**Your task:** Exclude the pictures and return every line exactly as written.
-- Begin --
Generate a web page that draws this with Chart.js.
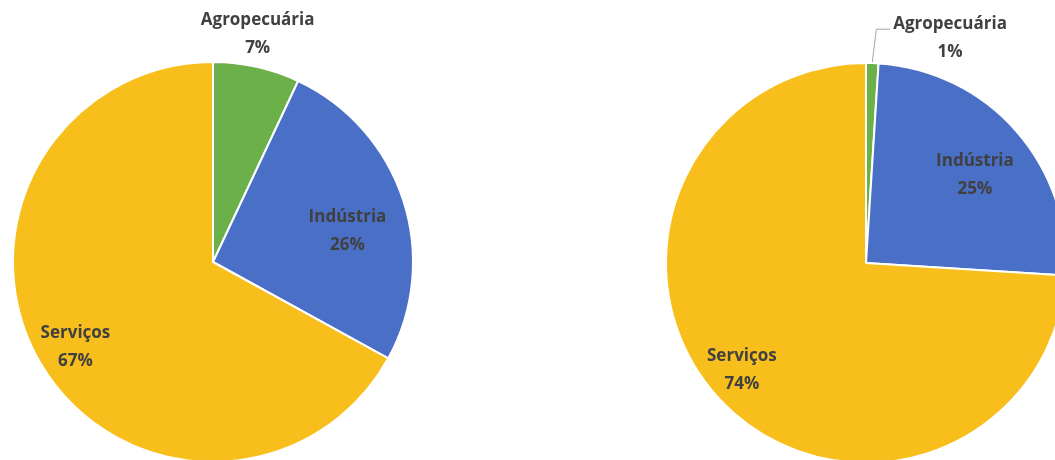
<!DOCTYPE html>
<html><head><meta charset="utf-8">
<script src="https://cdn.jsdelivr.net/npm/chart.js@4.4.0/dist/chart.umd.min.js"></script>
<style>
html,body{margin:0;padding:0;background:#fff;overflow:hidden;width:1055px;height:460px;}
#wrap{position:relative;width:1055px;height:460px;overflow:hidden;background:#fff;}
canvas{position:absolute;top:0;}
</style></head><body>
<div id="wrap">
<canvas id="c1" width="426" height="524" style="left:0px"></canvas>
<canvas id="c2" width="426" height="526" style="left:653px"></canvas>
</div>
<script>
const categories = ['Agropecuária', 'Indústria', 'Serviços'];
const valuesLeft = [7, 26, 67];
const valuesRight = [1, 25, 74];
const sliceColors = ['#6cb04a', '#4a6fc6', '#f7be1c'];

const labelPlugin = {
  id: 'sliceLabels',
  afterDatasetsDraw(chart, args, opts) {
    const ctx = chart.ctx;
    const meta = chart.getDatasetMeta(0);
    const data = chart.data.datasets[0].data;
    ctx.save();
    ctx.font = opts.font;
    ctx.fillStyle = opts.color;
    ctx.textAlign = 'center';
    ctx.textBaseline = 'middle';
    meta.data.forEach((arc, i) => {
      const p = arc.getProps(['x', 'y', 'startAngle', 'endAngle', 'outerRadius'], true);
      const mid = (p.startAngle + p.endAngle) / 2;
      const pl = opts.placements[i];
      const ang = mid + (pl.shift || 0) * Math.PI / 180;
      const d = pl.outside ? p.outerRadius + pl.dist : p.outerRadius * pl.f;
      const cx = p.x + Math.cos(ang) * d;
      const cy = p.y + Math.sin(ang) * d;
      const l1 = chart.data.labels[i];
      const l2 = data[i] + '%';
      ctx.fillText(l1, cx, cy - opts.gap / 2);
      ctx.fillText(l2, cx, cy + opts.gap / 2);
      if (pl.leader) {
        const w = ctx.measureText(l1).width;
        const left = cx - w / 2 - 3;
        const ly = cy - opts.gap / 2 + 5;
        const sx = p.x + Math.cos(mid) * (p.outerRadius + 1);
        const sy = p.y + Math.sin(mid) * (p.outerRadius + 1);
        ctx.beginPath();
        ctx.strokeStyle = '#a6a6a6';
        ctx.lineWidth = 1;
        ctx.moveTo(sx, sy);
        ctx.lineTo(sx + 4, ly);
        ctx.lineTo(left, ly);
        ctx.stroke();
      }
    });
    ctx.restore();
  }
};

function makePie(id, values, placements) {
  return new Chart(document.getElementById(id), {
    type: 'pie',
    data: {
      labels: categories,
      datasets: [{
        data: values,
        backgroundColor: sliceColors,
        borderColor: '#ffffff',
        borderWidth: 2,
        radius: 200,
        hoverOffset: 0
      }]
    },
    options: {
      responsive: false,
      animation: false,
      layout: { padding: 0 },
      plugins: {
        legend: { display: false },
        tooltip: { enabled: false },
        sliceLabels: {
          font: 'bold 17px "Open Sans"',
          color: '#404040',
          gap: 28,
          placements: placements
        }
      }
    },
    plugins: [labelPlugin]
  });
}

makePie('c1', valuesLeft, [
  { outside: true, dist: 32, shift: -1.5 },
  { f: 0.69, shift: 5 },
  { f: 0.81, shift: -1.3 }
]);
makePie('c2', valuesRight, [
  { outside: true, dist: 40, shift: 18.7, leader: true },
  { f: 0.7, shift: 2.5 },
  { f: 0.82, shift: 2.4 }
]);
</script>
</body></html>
-- End --
**The completed task:**
Generate a web page that draws this with Chart.js.
<!DOCTYPE html>
<html><head><meta charset="utf-8">
<script src="https://cdn.jsdelivr.net/npm/chart.js@4.4.0/dist/chart.umd.min.js"></script>
<style>
html,body{margin:0;padding:0;background:#fff;overflow:hidden;width:1055px;height:460px;}
#wrap{position:relative;width:1055px;height:460px;overflow:hidden;background:#fff;}
canvas{position:absolute;top:0;}
</style></head><body>
<div id="wrap">
<canvas id="c1" width="426" height="524" style="left:0px"></canvas>
<canvas id="c2" width="426" height="526" style="left:653px"></canvas>
</div>
<script>
const categories = ['Agropecuária', 'Indústria', 'Serviços'];
const valuesLeft = [7, 26, 67];
const valuesRight = [1, 25, 74];
const sliceColors = ['#6cb04a', '#4a6fc6', '#f7be1c'];

const labelPlugin = {
  id: 'sliceLabels',
  afterDatasetsDraw(chart, args, opts) {
    const ctx = chart.ctx;
    const meta = chart.getDatasetMeta(0);
    const data = chart.data.datasets[0].data;
    ctx.save();
    ctx.font = opts.font;
    ctx.fillStyle = opts.color;
    ctx.textAlign = 'center';
    ctx.textBaseline = 'middle';
    meta.data.forEach((arc, i) => {
      const p = arc.getProps(['x', 'y', 'startAngle', 'endAngle', 'outerRadius'], true);
      const mid = (p.startAngle + p.endAngle) / 2;
      const pl = opts.placements[i];
      const ang = mid + (pl.shift || 0) * Math.PI / 180;
      const d = pl.outside ? p.outerRadius + pl.dist : p.outerRadius * pl.f;
      const cx = p.x + Math.cos(ang) * d;
      const cy = p.y + Math.sin(ang) * d;
      const l1 = chart.data.labels[i];
      const l2 = data[i] + '%';
      ctx.fillText(l1, cx, cy - opts.gap / 2);
      ctx.fillText(l2, cx, cy + opts.gap / 2);
      if (pl.leader) {
        const w = ctx.measureText(l1).width;
        const left = cx - w / 2 - 3;
        const ly = cy - opts.gap / 2 + 5;
        const sx = p.x + Math.cos(mid) * (p.outerRadius + 1);
        const sy = p.y + Math.sin(mid) * (p.outerRadius + 1);
        ctx.beginPath();
        ctx.strokeStyle = '#a6a6a6';
        ctx.lineWidth = 1;
        ctx.moveTo(sx, sy);
        ctx.lineTo(sx + 4, ly);
        ctx.lineTo(left, ly);
        ctx.stroke();
      }
    });
    ctx.restore();
  }
};

function makePie(id, values, placements) {
  return new Chart(document.getElementById(id), {
    type: 'pie',
    data: {
      labels: categories,
      datasets: [{
        data: values,
        backgroundColor: sliceColors,
        borderColor: '#ffffff',
        borderWidth: 2,
        radius: 200,
        hoverOffset: 0
      }]
    },
    options: {
      responsive: false,
      animation: false,
      layout: { padding: 0 },
      plugins: {
        legend: { display: false },
        tooltip: { enabled: false },
        sliceLabels: {
          font: 'bold 17px "Open Sans"',
          color: '#404040',
          gap: 28,
          placements: placements
        }
      }
    },
    plugins: [labelPlugin]
  });
}

makePie('c1', valuesLeft, [
  { outside: true, dist: 32, shift: -1.5 },
  { f: 0.69, shift: 5 },
  { f: 0.81, shift: -1.3 }
]);
makePie('c2', valuesRight, [
  { outside: true, dist: 40, shift: 18.7, leader: true },
  { f: 0.7, shift: 2.5 },
  { f: 0.82, shift: 2.4 }
]);
</script>
</body></html>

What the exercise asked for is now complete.